Source records:
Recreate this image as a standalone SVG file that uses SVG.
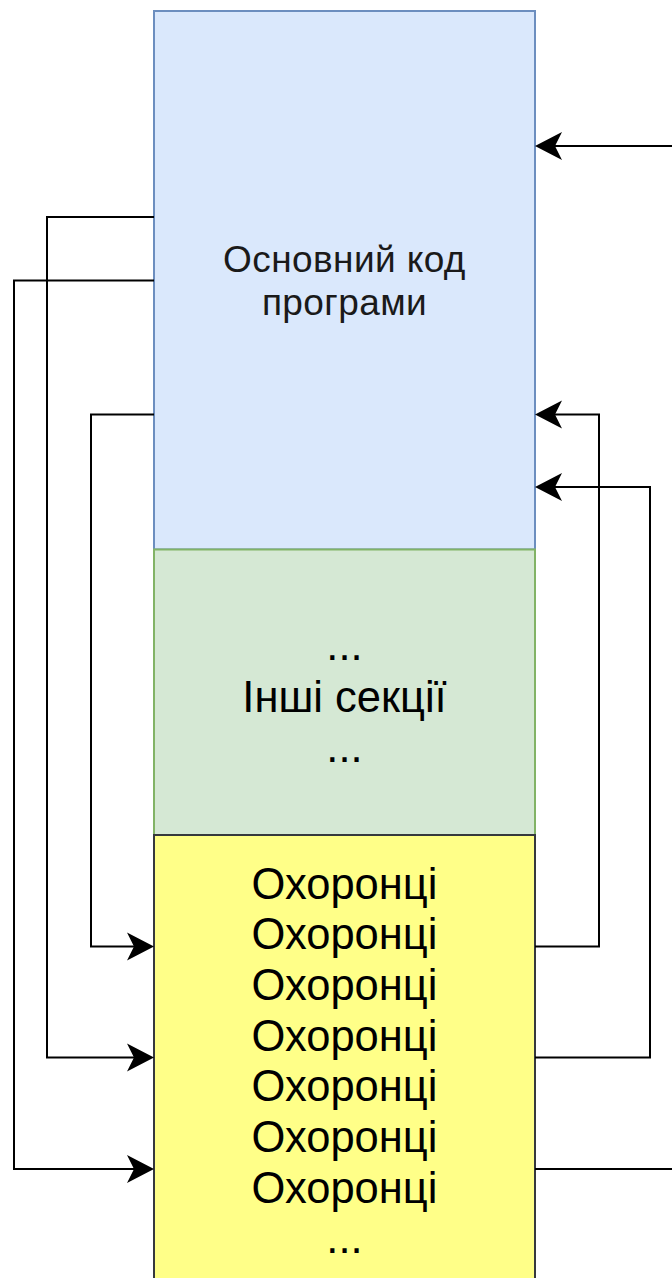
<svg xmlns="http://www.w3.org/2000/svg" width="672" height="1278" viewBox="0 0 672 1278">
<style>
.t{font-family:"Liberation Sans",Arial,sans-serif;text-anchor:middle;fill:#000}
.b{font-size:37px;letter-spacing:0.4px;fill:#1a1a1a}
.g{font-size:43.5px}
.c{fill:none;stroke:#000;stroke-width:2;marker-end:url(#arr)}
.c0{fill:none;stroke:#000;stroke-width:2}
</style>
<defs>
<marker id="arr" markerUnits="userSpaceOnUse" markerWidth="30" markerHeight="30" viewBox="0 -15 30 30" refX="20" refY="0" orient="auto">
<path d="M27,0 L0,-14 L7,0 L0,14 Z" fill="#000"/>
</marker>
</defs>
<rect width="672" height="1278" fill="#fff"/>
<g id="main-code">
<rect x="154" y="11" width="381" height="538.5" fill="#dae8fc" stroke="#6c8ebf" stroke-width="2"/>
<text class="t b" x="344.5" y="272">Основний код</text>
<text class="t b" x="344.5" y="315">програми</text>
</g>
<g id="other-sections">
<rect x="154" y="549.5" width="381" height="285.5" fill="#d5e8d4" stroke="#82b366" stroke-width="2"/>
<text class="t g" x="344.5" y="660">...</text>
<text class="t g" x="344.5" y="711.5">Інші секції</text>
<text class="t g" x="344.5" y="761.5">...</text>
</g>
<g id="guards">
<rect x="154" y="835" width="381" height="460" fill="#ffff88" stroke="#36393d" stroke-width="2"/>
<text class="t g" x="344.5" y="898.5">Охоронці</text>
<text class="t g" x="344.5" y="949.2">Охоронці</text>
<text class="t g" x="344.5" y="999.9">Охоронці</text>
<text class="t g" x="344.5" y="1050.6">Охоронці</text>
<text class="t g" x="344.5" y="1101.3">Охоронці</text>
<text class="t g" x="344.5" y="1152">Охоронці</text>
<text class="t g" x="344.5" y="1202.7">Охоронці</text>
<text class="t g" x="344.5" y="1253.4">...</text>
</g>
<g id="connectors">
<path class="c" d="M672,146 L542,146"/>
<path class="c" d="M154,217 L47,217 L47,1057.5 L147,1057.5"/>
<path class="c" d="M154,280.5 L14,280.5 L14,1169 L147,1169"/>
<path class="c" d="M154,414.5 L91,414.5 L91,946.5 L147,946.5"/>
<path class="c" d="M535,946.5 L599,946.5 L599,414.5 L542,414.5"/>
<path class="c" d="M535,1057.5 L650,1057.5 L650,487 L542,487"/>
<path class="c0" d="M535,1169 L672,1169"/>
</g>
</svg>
...
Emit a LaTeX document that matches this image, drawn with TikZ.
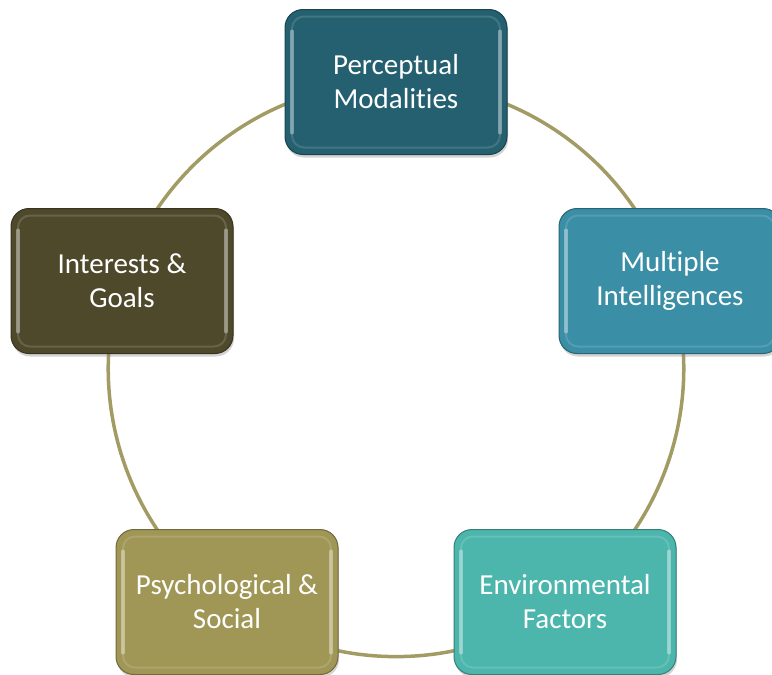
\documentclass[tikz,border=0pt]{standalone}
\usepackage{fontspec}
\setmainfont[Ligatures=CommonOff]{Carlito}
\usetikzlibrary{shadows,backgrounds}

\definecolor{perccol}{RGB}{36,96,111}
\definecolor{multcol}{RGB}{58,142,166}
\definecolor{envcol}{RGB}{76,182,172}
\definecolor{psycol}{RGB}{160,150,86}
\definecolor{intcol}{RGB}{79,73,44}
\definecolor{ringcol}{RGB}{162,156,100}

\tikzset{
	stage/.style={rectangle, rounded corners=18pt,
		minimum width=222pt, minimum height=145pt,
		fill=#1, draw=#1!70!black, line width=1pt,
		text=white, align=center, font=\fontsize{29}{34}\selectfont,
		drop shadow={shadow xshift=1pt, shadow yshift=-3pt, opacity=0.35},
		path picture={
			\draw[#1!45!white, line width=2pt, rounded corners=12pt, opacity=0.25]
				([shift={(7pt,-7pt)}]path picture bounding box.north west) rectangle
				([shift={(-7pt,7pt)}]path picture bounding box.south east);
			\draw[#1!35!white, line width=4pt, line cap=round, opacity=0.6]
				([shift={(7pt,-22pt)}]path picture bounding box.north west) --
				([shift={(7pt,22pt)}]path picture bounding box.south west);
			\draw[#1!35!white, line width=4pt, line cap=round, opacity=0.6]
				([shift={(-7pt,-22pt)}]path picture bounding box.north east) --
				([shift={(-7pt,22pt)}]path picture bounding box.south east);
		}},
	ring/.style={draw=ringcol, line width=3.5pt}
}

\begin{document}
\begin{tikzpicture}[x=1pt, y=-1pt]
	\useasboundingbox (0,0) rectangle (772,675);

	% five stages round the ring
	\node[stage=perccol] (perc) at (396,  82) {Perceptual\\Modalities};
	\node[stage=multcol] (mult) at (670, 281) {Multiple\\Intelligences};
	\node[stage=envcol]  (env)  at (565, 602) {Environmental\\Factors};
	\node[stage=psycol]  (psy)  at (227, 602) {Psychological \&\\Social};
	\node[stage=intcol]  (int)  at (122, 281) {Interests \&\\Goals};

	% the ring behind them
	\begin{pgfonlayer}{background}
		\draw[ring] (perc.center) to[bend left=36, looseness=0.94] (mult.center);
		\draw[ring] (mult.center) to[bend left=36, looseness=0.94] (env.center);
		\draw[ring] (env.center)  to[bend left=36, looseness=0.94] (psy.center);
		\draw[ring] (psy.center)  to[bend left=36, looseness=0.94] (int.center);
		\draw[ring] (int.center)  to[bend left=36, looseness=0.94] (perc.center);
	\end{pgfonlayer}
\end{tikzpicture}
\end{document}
==
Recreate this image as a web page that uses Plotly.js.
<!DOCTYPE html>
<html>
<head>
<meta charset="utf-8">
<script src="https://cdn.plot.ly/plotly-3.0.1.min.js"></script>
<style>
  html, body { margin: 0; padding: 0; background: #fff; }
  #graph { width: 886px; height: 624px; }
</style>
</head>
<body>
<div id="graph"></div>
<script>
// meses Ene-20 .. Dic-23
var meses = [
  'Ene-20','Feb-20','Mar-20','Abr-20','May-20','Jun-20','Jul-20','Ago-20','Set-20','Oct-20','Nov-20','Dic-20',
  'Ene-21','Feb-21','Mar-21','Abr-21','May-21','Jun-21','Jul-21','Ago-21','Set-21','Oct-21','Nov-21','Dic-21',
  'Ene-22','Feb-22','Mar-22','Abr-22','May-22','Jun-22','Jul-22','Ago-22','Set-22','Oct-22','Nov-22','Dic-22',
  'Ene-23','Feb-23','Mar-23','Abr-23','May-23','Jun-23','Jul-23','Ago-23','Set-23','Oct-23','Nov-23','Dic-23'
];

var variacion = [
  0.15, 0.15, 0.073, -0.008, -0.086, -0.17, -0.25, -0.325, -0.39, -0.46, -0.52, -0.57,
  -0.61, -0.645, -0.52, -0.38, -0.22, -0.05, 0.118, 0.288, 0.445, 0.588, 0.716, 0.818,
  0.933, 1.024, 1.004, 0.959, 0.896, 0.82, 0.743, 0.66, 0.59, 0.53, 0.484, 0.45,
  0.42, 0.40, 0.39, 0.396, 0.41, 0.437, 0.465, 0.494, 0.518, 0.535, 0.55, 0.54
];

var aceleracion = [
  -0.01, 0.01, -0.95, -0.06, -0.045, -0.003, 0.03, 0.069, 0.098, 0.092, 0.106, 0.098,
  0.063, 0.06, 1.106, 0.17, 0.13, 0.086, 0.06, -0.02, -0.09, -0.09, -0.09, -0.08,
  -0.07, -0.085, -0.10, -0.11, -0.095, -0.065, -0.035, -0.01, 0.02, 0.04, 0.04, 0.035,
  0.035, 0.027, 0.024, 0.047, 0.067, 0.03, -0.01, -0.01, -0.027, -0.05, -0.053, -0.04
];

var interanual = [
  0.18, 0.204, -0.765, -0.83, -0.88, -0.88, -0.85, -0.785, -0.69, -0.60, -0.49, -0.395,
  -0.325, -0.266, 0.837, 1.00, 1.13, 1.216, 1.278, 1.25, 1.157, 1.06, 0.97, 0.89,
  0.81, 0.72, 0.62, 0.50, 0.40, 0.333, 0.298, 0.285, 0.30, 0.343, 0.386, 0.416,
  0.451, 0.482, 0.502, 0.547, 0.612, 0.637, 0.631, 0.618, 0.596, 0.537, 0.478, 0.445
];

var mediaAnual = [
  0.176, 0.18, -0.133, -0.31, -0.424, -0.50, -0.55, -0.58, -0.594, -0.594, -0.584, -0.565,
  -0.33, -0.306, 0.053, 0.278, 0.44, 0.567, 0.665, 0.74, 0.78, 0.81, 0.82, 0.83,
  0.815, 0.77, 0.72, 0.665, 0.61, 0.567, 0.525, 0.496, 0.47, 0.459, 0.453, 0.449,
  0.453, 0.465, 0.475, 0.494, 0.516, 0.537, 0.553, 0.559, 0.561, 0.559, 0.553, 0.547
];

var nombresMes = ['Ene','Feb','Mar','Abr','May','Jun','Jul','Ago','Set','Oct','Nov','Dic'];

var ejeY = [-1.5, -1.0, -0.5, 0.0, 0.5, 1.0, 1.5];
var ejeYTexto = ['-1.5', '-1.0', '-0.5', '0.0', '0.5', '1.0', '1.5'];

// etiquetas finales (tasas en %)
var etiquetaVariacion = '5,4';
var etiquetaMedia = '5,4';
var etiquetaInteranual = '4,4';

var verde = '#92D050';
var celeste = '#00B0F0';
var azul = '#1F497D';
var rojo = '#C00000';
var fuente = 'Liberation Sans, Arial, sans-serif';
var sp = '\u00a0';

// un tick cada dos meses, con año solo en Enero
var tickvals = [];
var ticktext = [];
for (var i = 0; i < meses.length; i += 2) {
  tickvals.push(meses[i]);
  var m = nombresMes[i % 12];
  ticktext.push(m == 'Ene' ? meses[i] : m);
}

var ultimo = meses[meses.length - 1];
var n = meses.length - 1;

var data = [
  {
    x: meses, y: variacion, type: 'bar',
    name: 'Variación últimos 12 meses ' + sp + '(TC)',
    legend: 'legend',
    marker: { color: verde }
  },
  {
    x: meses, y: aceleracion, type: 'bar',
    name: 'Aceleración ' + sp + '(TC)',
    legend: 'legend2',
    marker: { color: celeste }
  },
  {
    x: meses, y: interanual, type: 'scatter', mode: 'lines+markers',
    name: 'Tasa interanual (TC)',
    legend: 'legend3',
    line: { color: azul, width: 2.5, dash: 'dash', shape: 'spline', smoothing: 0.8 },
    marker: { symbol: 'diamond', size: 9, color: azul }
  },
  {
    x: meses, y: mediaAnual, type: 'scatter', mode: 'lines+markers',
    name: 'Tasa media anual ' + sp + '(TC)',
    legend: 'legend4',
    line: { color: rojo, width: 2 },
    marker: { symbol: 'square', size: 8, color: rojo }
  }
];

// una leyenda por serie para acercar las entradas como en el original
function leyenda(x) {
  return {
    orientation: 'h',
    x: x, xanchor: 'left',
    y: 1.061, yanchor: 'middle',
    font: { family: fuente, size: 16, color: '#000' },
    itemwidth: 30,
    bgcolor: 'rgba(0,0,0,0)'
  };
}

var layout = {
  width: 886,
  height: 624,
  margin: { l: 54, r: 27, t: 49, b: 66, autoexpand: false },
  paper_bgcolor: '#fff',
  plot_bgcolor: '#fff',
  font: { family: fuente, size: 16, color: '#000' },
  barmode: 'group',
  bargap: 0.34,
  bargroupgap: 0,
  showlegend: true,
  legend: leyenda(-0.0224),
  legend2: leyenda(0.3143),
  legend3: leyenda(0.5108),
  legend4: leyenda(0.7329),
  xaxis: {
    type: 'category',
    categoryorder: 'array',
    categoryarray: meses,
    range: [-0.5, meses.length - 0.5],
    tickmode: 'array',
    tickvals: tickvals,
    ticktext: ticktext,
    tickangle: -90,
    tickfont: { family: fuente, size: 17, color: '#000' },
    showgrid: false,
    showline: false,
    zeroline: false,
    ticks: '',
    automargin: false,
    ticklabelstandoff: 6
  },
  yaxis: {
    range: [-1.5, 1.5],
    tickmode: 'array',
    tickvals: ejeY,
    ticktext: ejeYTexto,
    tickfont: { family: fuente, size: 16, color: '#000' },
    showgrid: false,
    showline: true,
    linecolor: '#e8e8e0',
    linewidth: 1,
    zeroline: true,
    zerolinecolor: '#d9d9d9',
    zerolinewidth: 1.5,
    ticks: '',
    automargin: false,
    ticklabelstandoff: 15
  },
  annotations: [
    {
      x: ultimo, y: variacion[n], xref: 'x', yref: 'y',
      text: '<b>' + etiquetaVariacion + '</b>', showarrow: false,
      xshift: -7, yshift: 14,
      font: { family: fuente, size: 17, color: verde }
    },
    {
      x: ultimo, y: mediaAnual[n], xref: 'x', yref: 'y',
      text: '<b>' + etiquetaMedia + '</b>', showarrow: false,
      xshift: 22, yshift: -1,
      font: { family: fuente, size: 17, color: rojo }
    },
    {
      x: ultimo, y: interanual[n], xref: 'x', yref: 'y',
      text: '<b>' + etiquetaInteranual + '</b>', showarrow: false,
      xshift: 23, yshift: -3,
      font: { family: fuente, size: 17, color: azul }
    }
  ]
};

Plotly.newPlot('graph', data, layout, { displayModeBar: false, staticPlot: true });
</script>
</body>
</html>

Exercise goal: Pull every line holding "standalone" out of the records.

Final result:
Recreate this image as a standalone SVG file that uses SVG.
\documentclass[tikz,border=0pt]{standalone}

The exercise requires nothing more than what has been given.